For decades, speculative execution and memory disambiguation were celebrated as triumphs of computer architecture, the unsung heroes of the performance revolution. But in recent years, we have discovered their dark side. The very mechanism that provides the performance gain—speculative execution based on a guess—creates a security vulnerability.

This class of vulnerabilities, known as Spectre, exploits the transient nature of speculative execution. Consider a "speculative store bypass" (SSB) scenario. The processor's disambiguation predictor guesses that a load from address $a_l$ will not conflict with an older, pending store to address $a_s$. It speculates, and the load goes ahead. But what if the predictor is wrong, and $a_s = a_l$? For a brief moment, the load transiently reads a stale value from memory—a value that should have been overwritten by the store. The processor soon discovers its mistake, squashes the incorrect operations, and executes them correctly. No architectural harm is done.

But the secret has been touched. During its brief, transient existence, the incorrectly loaded value might be used to calculate another address, causing a particular line in the data cache to be loaded. Even after the processor corrects its mistake, the footprint remains: one cache line is now present while others are not. A malicious program can then time its own memory accesses to detect which line was loaded, effectively decoding the secret value that was only ever touched transiently. The speculative execution, designed for speed, has created a side channel for leaking information.

This is not a purely theoretical concern. The probability of a successful leak in an attack is a real, quantifiable value, depending on factors like the predictability of branches and the accuracy of the memory disambiguation predictor itself. The response from the industry has been to introduce new barriers—special instructions that allow programmers to selectively disable this speculation in critical regions of code, often at the cost of performance. The tightrope walk has become more perilous than ever. The very tools we use to extract performance are now being carefully constrained to ensure security, creating a new set of trade-offs for architects and programmers to navigate.
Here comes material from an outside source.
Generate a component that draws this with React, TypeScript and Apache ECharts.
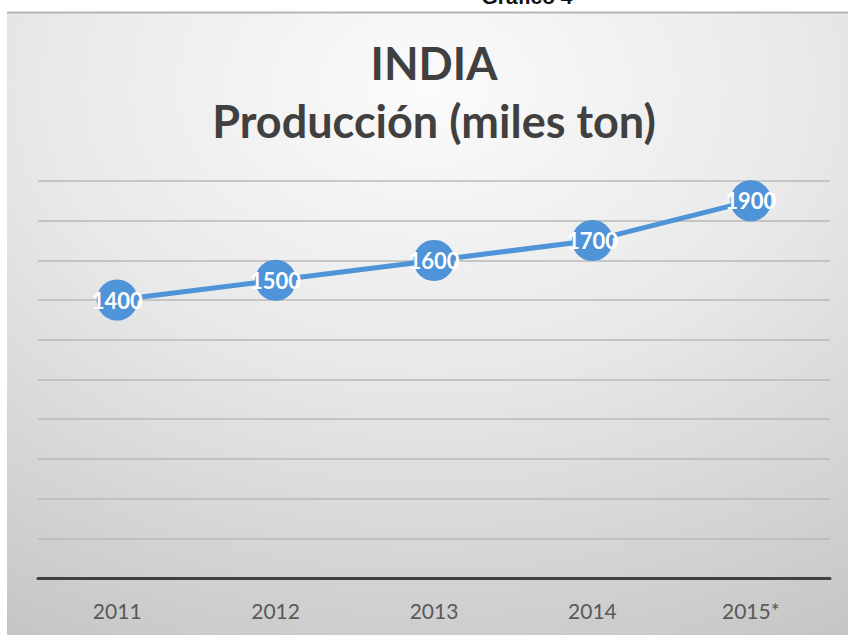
import React, { useEffect, useRef } from "react";
import * as echarts from "echarts";

const categories = ["2011", "2012", "2013", "2014", "2015*"];
const production = [1400, 1500, 1600, 1700, 1900];
const yMin = 0;
const yMax = 2000;
const yInterval = 200;

export default function App() {
  const ref = useRef<HTMLDivElement>(null);
  useEffect(() => {
    if (!ref.current) return;
    const chart = echarts.init(ref.current, undefined, { renderer: "svg" });
    chart.setOption({
      animation: false,
      graphic: [
        {
          type: "rect",
          z: -100,
          shape: { x: 7, y: 12, width: 841, height: 623 },
          style: {
            fill: {
              type: "radial",
              x: 0.5,
              y: 0.12,
              r: 1.0,
              colorStops: [
                { offset: 0, color: "#fbfbfb" },
                { offset: 0.45, color: "#e9e9e9" },
                { offset: 1, color: "#c6c6c6" },
              ],
            },
            stroke: "none",
          },
        },
        {
          type: "line",
          z: -99,
          shape: { x1: 7, y1: 12.5, x2: 848, y2: 12.5 },
          style: { stroke: "#b4b4b4", lineWidth: 2 },
        },
        {
          type: "text",
          x: 527,
          y: 7,
          style: {
            text: "Gráfico 4",
            font: "bold 21px 'Liberation Sans', Arial, sans-serif",
            fill: "#111111",
            align: "center",
            verticalAlign: "bottom",
          },
        },
        {
          type: "text",
          x: 434,
          y: 34,
          style: {
            text: "INDIA\nProducción (miles ton)",
            font: "bold 45px Lato, sans-serif",
            lineHeight: 58,
            fill: "#404040",
            align: "center",
            verticalAlign: "top",
          },
        },
      ],
      grid: { left: 38, right: 18, top: 181, bottom: 57 },
      xAxis: {
        type: "category",
        data: categories,
        boundaryGap: true,
        axisLine: { show: true, lineStyle: { color: "#404040", width: 3 } },
        axisTick: { show: false },
        axisLabel: {
          color: "#595959",
          fontFamily: "Lato, sans-serif",
          fontSize: 21,
          margin: 22,
        },
      },
      yAxis: {
        type: "value",
        min: yMin,
        max: yMax,
        interval: yInterval,
        axisLine: { show: false },
        axisTick: { show: false },
        axisLabel: { show: false },
        splitLine: { show: true, lineStyle: { color: "#b9b9b9", width: 1.5 } },
      },
      series: [
        {
          type: "line",
          data: production,
          symbol: "circle",
          symbolSize: 41,
          lineStyle: { color: "#4f93d8", width: 5 },
          itemStyle: { color: "#4f93d8", borderWidth: 0 },
          label: {
            show: true,
            position: "inside",
            color: "#ffffff",
            fontFamily: "Lato, sans-serif",
            fontWeight: "bold",
            fontSize: 22,
          },
        },
      ],
    });
    return () => chart.dispose();
  }, []);
  return (
    <div
      ref={ref}
      style={{ position: "absolute", left: 0, top: 0, width: 848, height: 635 }}
    />
  );
}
The simple question, "Can I do this memory access now?", has led us on a grand tour of computer science. We see that the answer depends not just on the instructions immediately around it, but on the state of the cache, the actions of I/O devices, the rules of parallel programming, the conventions of the operating system, the promises of the programmer, and the ever-present threat of a malicious observer. The art of memory disambiguation is a microcosm of computer architecture itself—a beautiful, intricate, and unending quest to balance the relentless pursuit of speed with the absolute necessity of correctness and security.